***** DATA EXTRACT *****

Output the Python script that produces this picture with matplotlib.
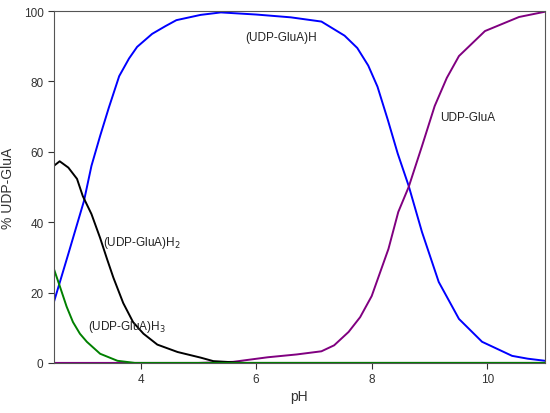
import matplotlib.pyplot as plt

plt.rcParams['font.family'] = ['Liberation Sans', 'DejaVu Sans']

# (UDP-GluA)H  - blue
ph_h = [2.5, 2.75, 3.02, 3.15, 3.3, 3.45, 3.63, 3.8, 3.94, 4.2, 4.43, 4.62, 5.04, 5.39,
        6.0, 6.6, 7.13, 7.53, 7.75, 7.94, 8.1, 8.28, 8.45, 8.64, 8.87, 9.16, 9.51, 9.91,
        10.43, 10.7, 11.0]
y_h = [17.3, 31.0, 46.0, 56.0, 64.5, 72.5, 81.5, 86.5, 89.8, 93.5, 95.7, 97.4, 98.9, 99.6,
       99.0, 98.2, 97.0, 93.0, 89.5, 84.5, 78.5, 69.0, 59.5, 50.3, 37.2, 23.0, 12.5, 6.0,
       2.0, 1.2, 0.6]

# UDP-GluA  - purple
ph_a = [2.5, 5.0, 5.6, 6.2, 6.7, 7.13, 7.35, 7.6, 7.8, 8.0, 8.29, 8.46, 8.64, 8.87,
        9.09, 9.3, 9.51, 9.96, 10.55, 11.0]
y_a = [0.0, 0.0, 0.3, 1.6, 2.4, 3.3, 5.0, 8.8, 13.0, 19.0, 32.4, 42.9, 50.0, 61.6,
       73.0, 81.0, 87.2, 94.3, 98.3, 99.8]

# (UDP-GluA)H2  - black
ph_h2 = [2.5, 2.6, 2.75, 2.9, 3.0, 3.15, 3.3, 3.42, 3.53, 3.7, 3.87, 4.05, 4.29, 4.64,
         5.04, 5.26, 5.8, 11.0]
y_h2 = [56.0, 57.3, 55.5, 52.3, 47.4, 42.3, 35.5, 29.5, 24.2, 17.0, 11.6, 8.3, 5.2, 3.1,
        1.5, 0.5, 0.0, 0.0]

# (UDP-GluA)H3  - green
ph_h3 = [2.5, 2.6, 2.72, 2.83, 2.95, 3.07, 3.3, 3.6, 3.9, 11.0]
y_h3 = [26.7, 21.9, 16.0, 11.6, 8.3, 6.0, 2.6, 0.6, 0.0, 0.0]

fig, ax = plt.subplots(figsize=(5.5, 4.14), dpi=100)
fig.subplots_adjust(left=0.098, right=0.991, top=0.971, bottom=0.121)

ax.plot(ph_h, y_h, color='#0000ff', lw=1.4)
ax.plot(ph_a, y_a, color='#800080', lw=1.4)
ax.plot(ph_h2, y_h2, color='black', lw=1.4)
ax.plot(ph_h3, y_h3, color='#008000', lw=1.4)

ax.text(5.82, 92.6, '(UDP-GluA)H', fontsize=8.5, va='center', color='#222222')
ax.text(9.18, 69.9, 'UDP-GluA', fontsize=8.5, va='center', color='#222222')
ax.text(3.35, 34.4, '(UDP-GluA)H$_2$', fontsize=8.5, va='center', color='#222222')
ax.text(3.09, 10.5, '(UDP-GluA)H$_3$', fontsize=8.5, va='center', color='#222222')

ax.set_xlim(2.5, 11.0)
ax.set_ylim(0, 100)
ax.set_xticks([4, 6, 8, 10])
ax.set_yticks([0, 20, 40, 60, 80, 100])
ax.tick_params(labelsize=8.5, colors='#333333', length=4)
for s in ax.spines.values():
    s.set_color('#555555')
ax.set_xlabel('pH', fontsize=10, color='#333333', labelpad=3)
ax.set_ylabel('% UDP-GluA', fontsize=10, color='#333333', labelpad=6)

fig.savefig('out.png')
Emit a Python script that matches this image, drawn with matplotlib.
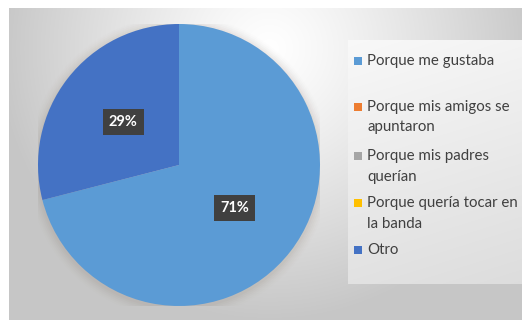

*****

EXERCISE INSTRUCTIONS: Repeat each entry precisely as it appears. Leave the pictures out.

EXERCISE RESPONSE:
Output the Python script that produces this picture with matplotlib.
import matplotlib.pyplot as plt

plt.rcParams['font.family'] = ['Liberation Sans', 'DejaVu Sans']

# (UDP-GluA)H  - blue
ph_h = [2.5, 2.75, 3.02, 3.15, 3.3, 3.45, 3.63, 3.8, 3.94, 4.2, 4.43, 4.62, 5.04, 5.39,
        6.0, 6.6, 7.13, 7.53, 7.75, 7.94, 8.1, 8.28, 8.45, 8.64, 8.87, 9.16, 9.51, 9.91,
        10.43, 10.7, 11.0]
y_h = [17.3, 31.0, 46.0, 56.0, 64.5, 72.5, 81.5, 86.5, 89.8, 93.5, 95.7, 97.4, 98.9, 99.6,
       99.0, 98.2, 97.0, 93.0, 89.5, 84.5, 78.5, 69.0, 59.5, 50.3, 37.2, 23.0, 12.5, 6.0,
       2.0, 1.2, 0.6]

# UDP-GluA  - purple
ph_a = [2.5, 5.0, 5.6, 6.2, 6.7, 7.13, 7.35, 7.6, 7.8, 8.0, 8.29, 8.46, 8.64, 8.87,
        9.09, 9.3, 9.51, 9.96, 10.55, 11.0]
y_a = [0.0, 0.0, 0.3, 1.6, 2.4, 3.3, 5.0, 8.8, 13.0, 19.0, 32.4, 42.9, 50.0, 61.6,
       73.0, 81.0, 87.2, 94.3, 98.3, 99.8]

# (UDP-GluA)H2  - black
ph_h2 = [2.5, 2.6, 2.75, 2.9, 3.0, 3.15, 3.3, 3.42, 3.53, 3.7, 3.87, 4.05, 4.29, 4.64,
         5.04, 5.26, 5.8, 11.0]
y_h2 = [56.0, 57.3, 55.5, 52.3, 47.4, 42.3, 35.5, 29.5, 24.2, 17.0, 11.6, 8.3, 5.2, 3.1,
        1.5, 0.5, 0.0, 0.0]

# (UDP-GluA)H3  - green
ph_h3 = [2.5, 2.6, 2.72, 2.83, 2.95, 3.07, 3.3, 3.6, 3.9, 11.0]
y_h3 = [26.7, 21.9, 16.0, 11.6, 8.3, 6.0, 2.6, 0.6, 0.0, 0.0]

fig, ax = plt.subplots(figsize=(5.5, 4.14), dpi=100)
fig.subplots_adjust(left=0.098, right=0.991, top=0.971, bottom=0.121)

ax.plot(ph_h, y_h, color='#0000ff', lw=1.4)
ax.plot(ph_a, y_a, color='#800080', lw=1.4)
ax.plot(ph_h2, y_h2, color='black', lw=1.4)
ax.plot(ph_h3, y_h3, color='#008000', lw=1.4)

ax.text(5.82, 92.6, '(UDP-GluA)H', fontsize=8.5, va='center', color='#222222')
ax.text(9.18, 69.9, 'UDP-GluA', fontsize=8.5, va='center', color='#222222')
ax.text(3.35, 34.4, '(UDP-GluA)H$_2$', fontsize=8.5, va='center', color='#222222')
ax.text(3.09, 10.5, '(UDP-GluA)H$_3$', fontsize=8.5, va='center', color='#222222')

ax.set_xlim(2.5, 11.0)
ax.set_ylim(0, 100)
ax.set_xticks([4, 6, 8, 10])
ax.set_yticks([0, 20, 40, 60, 80, 100])
ax.tick_params(labelsize=8.5, colors='#333333', length=4)
for s in ax.spines.values():
    s.set_color('#555555')
ax.set_xlabel('pH', fontsize=10, color='#333333', labelpad=3)
ax.set_ylabel('% UDP-GluA', fontsize=10, color='#333333', labelpad=6)

fig.savefig('out.png')
Emit a Python script that matches this image, drawn with matplotlib.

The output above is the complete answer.